━━━━━ Collected data

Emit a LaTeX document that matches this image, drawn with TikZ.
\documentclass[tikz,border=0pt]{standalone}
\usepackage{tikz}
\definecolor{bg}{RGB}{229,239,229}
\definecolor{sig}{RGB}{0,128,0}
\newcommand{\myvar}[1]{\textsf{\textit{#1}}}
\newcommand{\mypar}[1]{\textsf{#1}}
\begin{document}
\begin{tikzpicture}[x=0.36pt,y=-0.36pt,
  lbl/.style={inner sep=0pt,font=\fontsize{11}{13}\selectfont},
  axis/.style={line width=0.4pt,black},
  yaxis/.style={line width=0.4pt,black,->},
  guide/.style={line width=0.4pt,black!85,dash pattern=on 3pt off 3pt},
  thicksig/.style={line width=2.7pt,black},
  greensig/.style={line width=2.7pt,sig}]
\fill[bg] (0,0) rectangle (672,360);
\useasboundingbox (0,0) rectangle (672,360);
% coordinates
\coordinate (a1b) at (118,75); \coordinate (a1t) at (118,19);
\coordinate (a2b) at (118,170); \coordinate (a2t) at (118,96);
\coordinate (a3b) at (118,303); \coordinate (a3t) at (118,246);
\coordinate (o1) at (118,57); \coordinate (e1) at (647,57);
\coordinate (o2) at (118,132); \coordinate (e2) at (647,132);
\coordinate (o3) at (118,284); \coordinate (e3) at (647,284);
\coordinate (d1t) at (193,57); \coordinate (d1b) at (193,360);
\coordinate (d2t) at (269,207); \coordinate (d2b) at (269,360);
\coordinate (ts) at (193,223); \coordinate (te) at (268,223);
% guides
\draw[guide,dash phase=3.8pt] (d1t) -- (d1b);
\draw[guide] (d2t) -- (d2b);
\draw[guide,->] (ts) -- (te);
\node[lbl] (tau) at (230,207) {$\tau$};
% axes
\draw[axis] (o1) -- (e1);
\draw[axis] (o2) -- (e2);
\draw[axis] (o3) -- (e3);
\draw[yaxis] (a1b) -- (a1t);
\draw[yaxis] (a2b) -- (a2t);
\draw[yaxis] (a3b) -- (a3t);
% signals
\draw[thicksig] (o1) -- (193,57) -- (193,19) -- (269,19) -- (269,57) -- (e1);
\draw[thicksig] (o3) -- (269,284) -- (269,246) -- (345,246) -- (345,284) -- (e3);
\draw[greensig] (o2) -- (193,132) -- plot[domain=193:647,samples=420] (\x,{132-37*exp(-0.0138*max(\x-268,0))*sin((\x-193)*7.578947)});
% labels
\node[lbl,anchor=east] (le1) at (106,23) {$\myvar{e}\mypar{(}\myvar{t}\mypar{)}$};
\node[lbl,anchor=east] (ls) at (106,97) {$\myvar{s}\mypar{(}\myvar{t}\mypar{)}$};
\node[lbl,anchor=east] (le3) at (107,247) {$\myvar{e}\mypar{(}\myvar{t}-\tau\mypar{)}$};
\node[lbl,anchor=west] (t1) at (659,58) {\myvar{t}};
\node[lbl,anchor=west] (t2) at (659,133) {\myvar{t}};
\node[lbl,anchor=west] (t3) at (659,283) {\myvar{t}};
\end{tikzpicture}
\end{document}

━━━━━━━━━━

- The exercise: Type out the full listing again, exactly as given.

- Result for this task:
Emit a LaTeX document that matches this image, drawn with TikZ.
\documentclass[tikz,border=0pt]{standalone}
\usepackage{tikz}
\definecolor{bg}{RGB}{229,239,229}
\definecolor{sig}{RGB}{0,128,0}
\newcommand{\myvar}[1]{\textsf{\textit{#1}}}
\newcommand{\mypar}[1]{\textsf{#1}}
\begin{document}
\begin{tikzpicture}[x=0.36pt,y=-0.36pt,
  lbl/.style={inner sep=0pt,font=\fontsize{11}{13}\selectfont},
  axis/.style={line width=0.4pt,black},
  yaxis/.style={line width=0.4pt,black,->},
  guide/.style={line width=0.4pt,black!85,dash pattern=on 3pt off 3pt},
  thicksig/.style={line width=2.7pt,black},
  greensig/.style={line width=2.7pt,sig}]
\fill[bg] (0,0) rectangle (672,360);
\useasboundingbox (0,0) rectangle (672,360);
% coordinates
\coordinate (a1b) at (118,75); \coordinate (a1t) at (118,19);
\coordinate (a2b) at (118,170); \coordinate (a2t) at (118,96);
\coordinate (a3b) at (118,303); \coordinate (a3t) at (118,246);
\coordinate (o1) at (118,57); \coordinate (e1) at (647,57);
\coordinate (o2) at (118,132); \coordinate (e2) at (647,132);
\coordinate (o3) at (118,284); \coordinate (e3) at (647,284);
\coordinate (d1t) at (193,57); \coordinate (d1b) at (193,360);
\coordinate (d2t) at (269,207); \coordinate (d2b) at (269,360);
\coordinate (ts) at (193,223); \coordinate (te) at (268,223);
% guides
\draw[guide,dash phase=3.8pt] (d1t) -- (d1b);
\draw[guide] (d2t) -- (d2b);
\draw[guide,->] (ts) -- (te);
\node[lbl] (tau) at (230,207) {$\tau$};
% axes
\draw[axis] (o1) -- (e1);
\draw[axis] (o2) -- (e2);
\draw[axis] (o3) -- (e3);
\draw[yaxis] (a1b) -- (a1t);
\draw[yaxis] (a2b) -- (a2t);
\draw[yaxis] (a3b) -- (a3t);
% signals
\draw[thicksig] (o1) -- (193,57) -- (193,19) -- (269,19) -- (269,57) -- (e1);
\draw[thicksig] (o3) -- (269,284) -- (269,246) -- (345,246) -- (345,284) -- (e3);
\draw[greensig] (o2) -- (193,132) -- plot[domain=193:647,samples=420] (\x,{132-37*exp(-0.0138*max(\x-268,0))*sin((\x-193)*7.578947)});
% labels
\node[lbl,anchor=east] (le1) at (106,23) {$\myvar{e}\mypar{(}\myvar{t}\mypar{)}$};
\node[lbl,anchor=east] (ls) at (106,97) {$\myvar{s}\mypar{(}\myvar{t}\mypar{)}$};
\node[lbl,anchor=east] (le3) at (107,247) {$\myvar{e}\mypar{(}\myvar{t}-\tau\mypar{)}$};
\node[lbl,anchor=west] (t1) at (659,58) {\myvar{t}};
\node[lbl,anchor=west] (t2) at (659,133) {\myvar{t}};
\node[lbl,anchor=west] (t3) at (659,283) {\myvar{t}};
\end{tikzpicture}
\end{document}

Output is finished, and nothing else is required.